*Exercise*. Each record below should be output verbatim, without pictures.

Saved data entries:

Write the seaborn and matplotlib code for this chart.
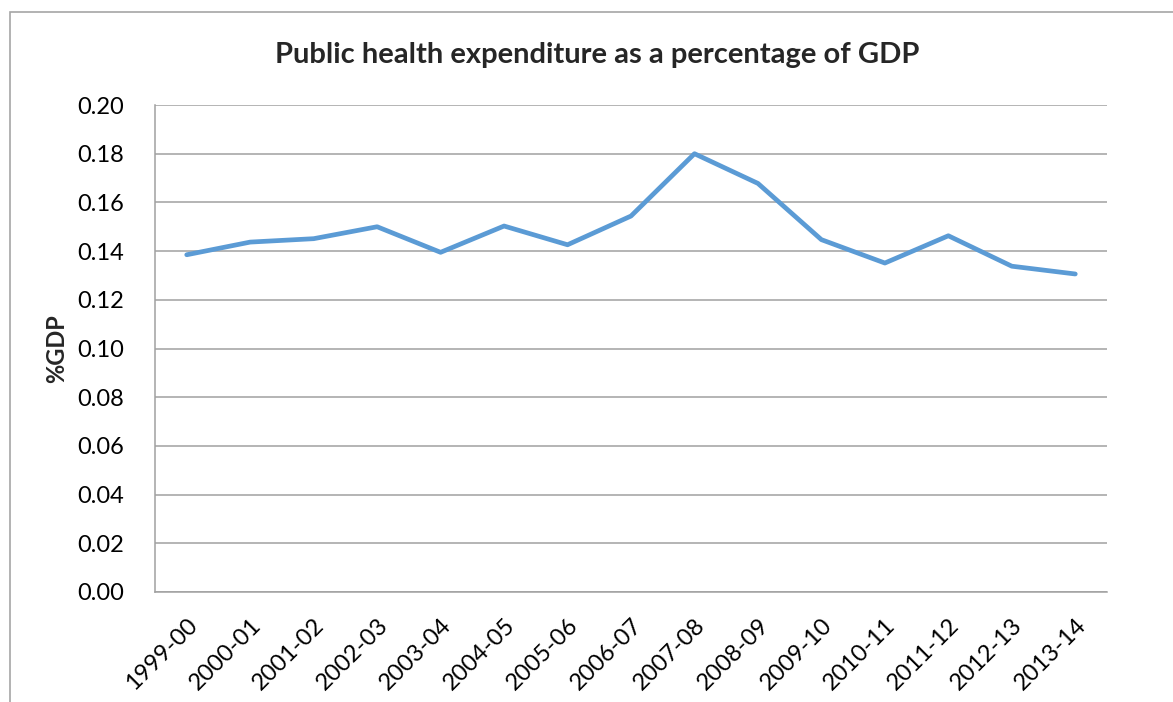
import pandas as pd
import matplotlib.pyplot as plt
import matplotlib.patches as mpatches
import seaborn as sns

# ---- Data ----
years = ["1999-00", "2000-01", "2001-02", "2002-03", "2003-04", "2004-05", "2005-06",
         "2006-07", "2007-08", "2008-09", "2009-10", "2010-11", "2011-12", "2012-13", "2013-14"]
pct_gdp = [0.1385, 0.1437, 0.1451, 0.1500, 0.1395, 0.1503, 0.1426,
           0.1544, 0.1800, 0.1678, 0.1447, 0.1351, 0.1463, 0.1338, 0.1306]
y_ticks = [0.00, 0.02, 0.04, 0.06, 0.08, 0.10, 0.12, 0.14, 0.16, 0.18, 0.20]

df = pd.DataFrame({"year": years, "pct": pct_gdp})

# ---- Style ----
sns.set_style("white")
plt.rcParams["font.family"] = ["Lato", "DejaVu Sans"]

fig = plt.figure(figsize=(11.73, 7.02), dpi=100)
ax = fig.add_axes([155 / 1173, 1 - 592 / 702, (1107 - 155) / 1173, (592 - 105) / 702])

# outer chart border (Excel-style frame)
fig.patches.append(mpatches.Rectangle((10 / 1173, -0.1), 1.2, 1 - 12 / 702 + 0.1,
                                      transform=fig.transFigure, fill=False,
                                      edgecolor="#a6a6a6", linewidth=1.2))

sns.lineplot(data=df, x="year", y="pct", sort=False, color="#5b9bd5", linewidth=3.4,
             solid_capstyle="round", solid_joinstyle="round", ax=ax)

# ---- Axes formatting ----
ax.set_xlim(-0.5, len(years) - 0.5)
ax.set_ylim(0, 0.20)
ax.set_yticks(y_ticks)
ax.set_yticklabels([f"{v:.2f}" for v in y_ticks], fontsize=17)
ax.yaxis.grid(True, color="#a0a0a0", linewidth=1.1)
ax.set_axisbelow(True)
ax.tick_params(axis="y", length=0, pad=22, colors="black")
ax.set_xticks(range(len(years)))
ax.set_xticklabels(years, fontsize=17, rotation=45, ha="right", rotation_mode="anchor")
ax.tick_params(axis="x", length=0, pad=16, colors="black")

for side in ["top", "right"]:
    ax.spines[side].set_visible(False)
for side in ["left", "bottom"]:
    ax.spines[side].set_color("#a0a0a0")
    ax.spines[side].set_linewidth(1.1)

ax.set_xlabel("")
ax.set_ylabel("%GDP", fontsize=17, fontweight="bold")
ax.yaxis.set_label_coords((68 - 155) / 952, 0.5)
fig.text(597 / 1173, 1 - 55 / 702, "Public health expenditure as a percentage of GDP",
         fontsize=21, fontweight="bold", ha="center", va="center")

fig.savefig("out.png", dpi=100)
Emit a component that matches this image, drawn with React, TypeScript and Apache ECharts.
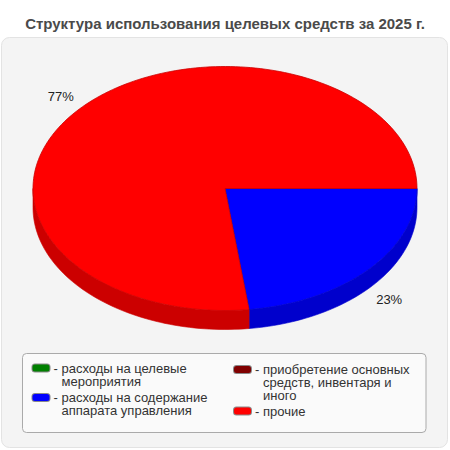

*Output below*.
Write the seaborn and matplotlib code for this chart.
import pandas as pd
import matplotlib.pyplot as plt
import matplotlib.patches as mpatches
import seaborn as sns

# ---- Data ----
years = ["1999-00", "2000-01", "2001-02", "2002-03", "2003-04", "2004-05", "2005-06",
         "2006-07", "2007-08", "2008-09", "2009-10", "2010-11", "2011-12", "2012-13", "2013-14"]
pct_gdp = [0.1385, 0.1437, 0.1451, 0.1500, 0.1395, 0.1503, 0.1426,
           0.1544, 0.1800, 0.1678, 0.1447, 0.1351, 0.1463, 0.1338, 0.1306]
y_ticks = [0.00, 0.02, 0.04, 0.06, 0.08, 0.10, 0.12, 0.14, 0.16, 0.18, 0.20]

df = pd.DataFrame({"year": years, "pct": pct_gdp})

# ---- Style ----
sns.set_style("white")
plt.rcParams["font.family"] = ["Lato", "DejaVu Sans"]

fig = plt.figure(figsize=(11.73, 7.02), dpi=100)
ax = fig.add_axes([155 / 1173, 1 - 592 / 702, (1107 - 155) / 1173, (592 - 105) / 702])

# outer chart border (Excel-style frame)
fig.patches.append(mpatches.Rectangle((10 / 1173, -0.1), 1.2, 1 - 12 / 702 + 0.1,
                                      transform=fig.transFigure, fill=False,
                                      edgecolor="#a6a6a6", linewidth=1.2))

sns.lineplot(data=df, x="year", y="pct", sort=False, color="#5b9bd5", linewidth=3.4,
             solid_capstyle="round", solid_joinstyle="round", ax=ax)

# ---- Axes formatting ----
ax.set_xlim(-0.5, len(years) - 0.5)
ax.set_ylim(0, 0.20)
ax.set_yticks(y_ticks)
ax.set_yticklabels([f"{v:.2f}" for v in y_ticks], fontsize=17)
ax.yaxis.grid(True, color="#a0a0a0", linewidth=1.1)
ax.set_axisbelow(True)
ax.tick_params(axis="y", length=0, pad=22, colors="black")
ax.set_xticks(range(len(years)))
ax.set_xticklabels(years, fontsize=17, rotation=45, ha="right", rotation_mode="anchor")
ax.tick_params(axis="x", length=0, pad=16, colors="black")

for side in ["top", "right"]:
    ax.spines[side].set_visible(False)
for side in ["left", "bottom"]:
    ax.spines[side].set_color("#a0a0a0")
    ax.spines[side].set_linewidth(1.1)

ax.set_xlabel("")
ax.set_ylabel("%GDP", fontsize=17, fontweight="bold")
ax.yaxis.set_label_coords((68 - 155) / 952, 0.5)
fig.text(597 / 1173, 1 - 55 / 702, "Public health expenditure as a percentage of GDP",
         fontsize=21, fontweight="bold", ha="center", va="center")

fig.savefig("out.png", dpi=100)
Emit a component that matches this image, drawn with React, TypeScript and Apache ECharts.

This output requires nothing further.